A partire dalla consultazione internazionale del 1975 per la raccolta di idee “a proposito del molino Stucky” – che poi Caltagirone ha trasformato in un hotel Hilton – fino al recente conferimento del premio alla carriera al prestigioso architetto che ha appena predisposto il progetto per la riconversione della sede centrale delle poste in un ennesimo shopping mall, non c’è speculazione né saccheggio di spazio pubblico che non sia stato esibito alla Biennale e gratificato dal suo marchio di garanzia. Per questo, se nell’incontro conclusivo la direttrice volesse impostare su fatti concreti oltre che su vaghe declamazioni la discussione su quel “legame tra architettura e società” che tanto le sta a cuore, una ricostruzione anche sommaria dell’idea di città che in 35 anni l’istituzione ha appoggiato e propagandato potrebbe essere una traccia interessante.

Se il concorso di idee per il molino Stucky ha sdoganato l’idea che il lavoro ed i lavoratori dovessero essere scacciati da Venezia, le successive iniziative hanno cinicamente diffuso un’immagine della città come palcoscenico per suggestive ed effimere rappresentazioni ma, al tempo stesso, ne hanno usato il suolo per affari ben concreti. Una tappa fondamentale di questo processo è la Strada Novissima del 1980 che Bruno Zevi, in un celebre articolo dal titolo “facciatisti facciatosti”, stroncò come “architettura di cartapesta per un pensiero di cartapesta”. A suo giudizio, i postmoderni “non hanno idee sulla città e sul territorio… nel loro cinismo politico e sociale organizzano un po’ di feste baroccheggianti che distraggano la gente, guardano indietro con la pretesa fortunatamente vana di annientare le conquiste del movimento moderno” (vedi l’Espresso, 17 agosto 1980).
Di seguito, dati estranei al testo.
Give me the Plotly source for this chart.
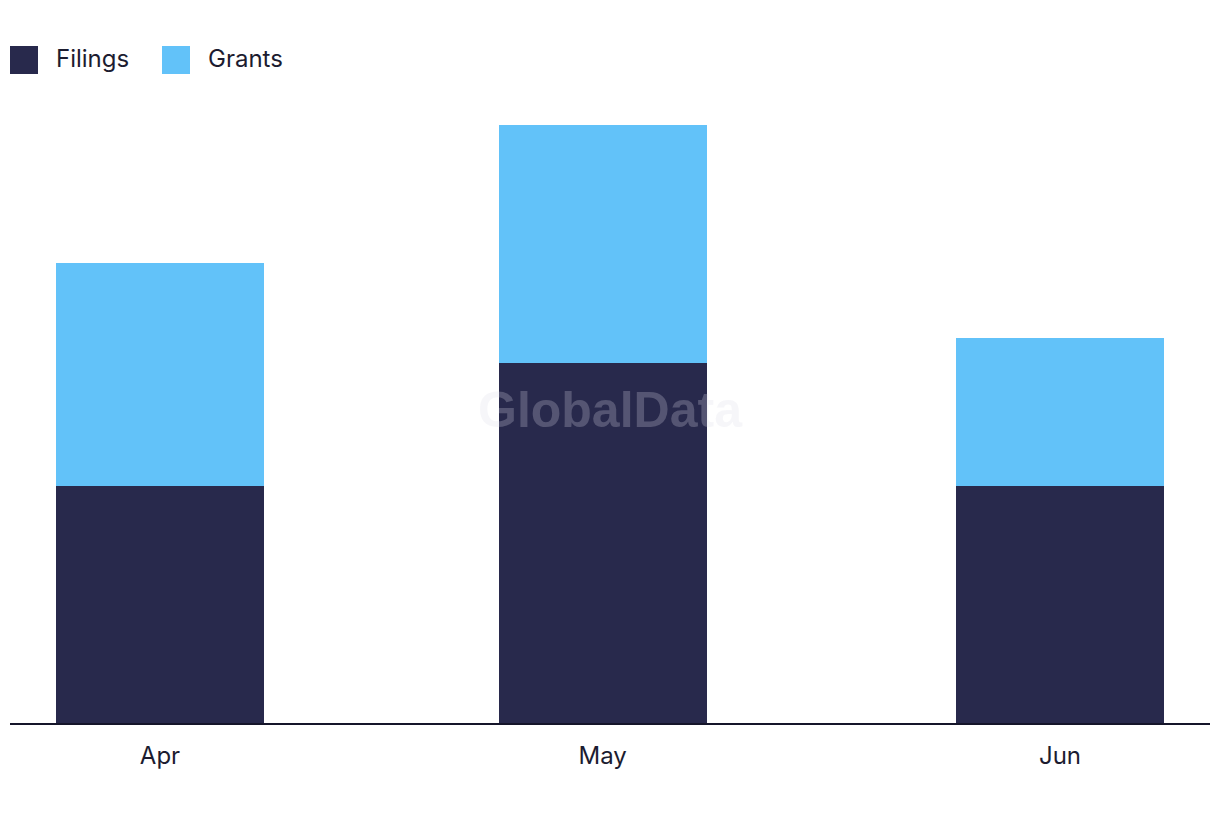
import plotly.graph_objects as go

months = ["Apr", "May", "Jun"]
month_dates = ["2024-04-01", "2024-05-01", "2024-06-01"]
filings = [16.0, 24.3, 16.0]
grants = [15.1, 16.1, 10.0]

FILINGS_COLOR = "#28294C"
GRANTS_COLOR = "#62C2F9"
TEXT_COLOR = "#1C1C30"
FONT = "Inter, Lato, Roboto, sans-serif"

bar_width_ms = 14.1 * 86400000

fig = go.Figure()
fig.add_trace(go.Bar(x=month_dates, y=filings, name="Filings", marker_color=FILINGS_COLOR,
                     marker_line_width=0, width=bar_width_ms, showlegend=False))
fig.add_trace(go.Bar(x=month_dates, y=grants, name="Grants", marker_color=GRANTS_COLOR,
                     marker_line_width=0, width=bar_width_ms, showlegend=False))

W, H = 1220, 822
ml, mr, mt, mb = 10, 10, 100, 99
pw, ph = W - ml - mr, H - mt - mb

def px_x(x):
    return (x - ml) / pw

def px_y(y):
    return (H - mb - y) / ph

shapes = []
annotations = []
legend_items = [("Filings", FILINGS_COLOR, 10, 54), ("Grants", GRANTS_COLOR, 162, 206)]
for name, color, sx, tx in legend_items:
    shapes.append(dict(type="rect", xref="paper", yref="paper",
                       x0=px_x(sx), x1=px_x(sx + 28), y0=px_y(74), y1=px_y(46),
                       fillcolor=color, line_width=0))
    annotations.append(dict(text=name, xref="paper", yref="paper", x=px_x(tx), y=px_y(58),
                            xanchor="left", yanchor="middle", showarrow=False,
                            font=dict(family=FONT, size=24, color=TEXT_COLOR)))

annotations.append(dict(text="<b>GlobalData</b>", xref="paper", yref="paper",
                        x=px_x(610), y=px_y(410), xanchor="center", yanchor="middle",
                        showarrow=False,
                        font=dict(family="Liberation Sans, Arial, sans-serif", size=50,
                                  color="rgba(220,220,230,0.25)")))

fig.update_layout(
    width=W, height=H,
    margin=dict(l=ml, r=mr, t=mt, b=mb),
    barmode="stack",
    plot_bgcolor="white", paper_bgcolor="white",
    showlegend=False,
    shapes=shapes,
    annotations=annotations,
    font=dict(family=FONT, color=TEXT_COLOR),
)
fig.update_xaxes(
    type="date",
    range=["2024-03-21 20:00", "2024-06-11 04:00"],
    tickvals=month_dates, ticktext=months,
    showline=True, linecolor="#15152A", linewidth=2,
    showgrid=False, zeroline=False, ticks="",
    ticklabelstandoff=10,
    tickfont=dict(family=FONT, size=24, color=TEXT_COLOR),
)
fig.update_yaxes(
    range=[0, ph / 14.8],
    visible=False, showgrid=False, zeroline=False,
)

fig.write_html("out.html")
In realtà, le loro idee sulla città e sul territorio sono diventate dominanti e operative e, non a caso, la successiva edizione della Biennale lanciò il “Progetto Venezia”, una serie di concorsi per siti e occasioni concrete, dalla costruzione di un nuovo manufatto per sostituire l’esistente ponte dell’Accademia ad un nuovo palazzo del cinema al Lido.

I progetti premiati non poterono essere realizzati, perché troppo costosi. Si avviò, quindi, una serie di progetti più “cantierabili”, quali il padiglione del libro di James Stirling nel viale d’ingresso ai Giardini. Propagandato come “uno dei più felici e duraturi risultati” della quinta Biennale, l’edificio “in posizione strategica tra i filari di alberi che saranno conservati” ha comportato la distruzione di una serie di alberi di alto fusto. (vedi foto)

In occasione della stessa edizione, e per ribadire l’importanza di un “confronto stretto tra la Biennale e il territorio di Venezia”, vennero banditi altri concorsi, tra i quali ancora uno per il palazzo del cinema ed un altro per la “riqualificazione di piazzale Roma”. La soluzione scelta, che prevede di riempire “il vuoto” attuale con un parcheggio interrato e di ricoprirlo con un secondo piano di negozi e attività commerciali, viene periodicamente ripresa in esame dall’amministrazione comunale che prima o poi conta di trovare gli “sviluppatori” interessati all’investimento.

Se l’elenco delle singole proposte può diventare inutilmente ripetitivo, è però opportuno che mentre la Biennale lanciava le sue iniziative, i governanti locali ne facevano proprie alcune ed altre le inventavano da sé, o grazie alla creatività dei loro consulenti scatenati nell’immaginare gigantesche “porte” della città, megaaeroporti per milioni di passeggeri, ponti inutili, nuovi centri commerciali e abitazioni di lusso, il tutto da realizzare grazie al saccheggio di tutti i beni pubblici. Tutti d’accordo, comunque, nel mettere a tacere ogni voce contraria e stroncare qualsiasi velleità di discussione montando campagne tese ad accreditare l’idea che Venezia debba smettere di essere una città ostile all’architettura moderna e all’innovazione e che i suoi cittadini superstiti e residuali invece di lamentarsi per la rapina debbano visitare la Biennale.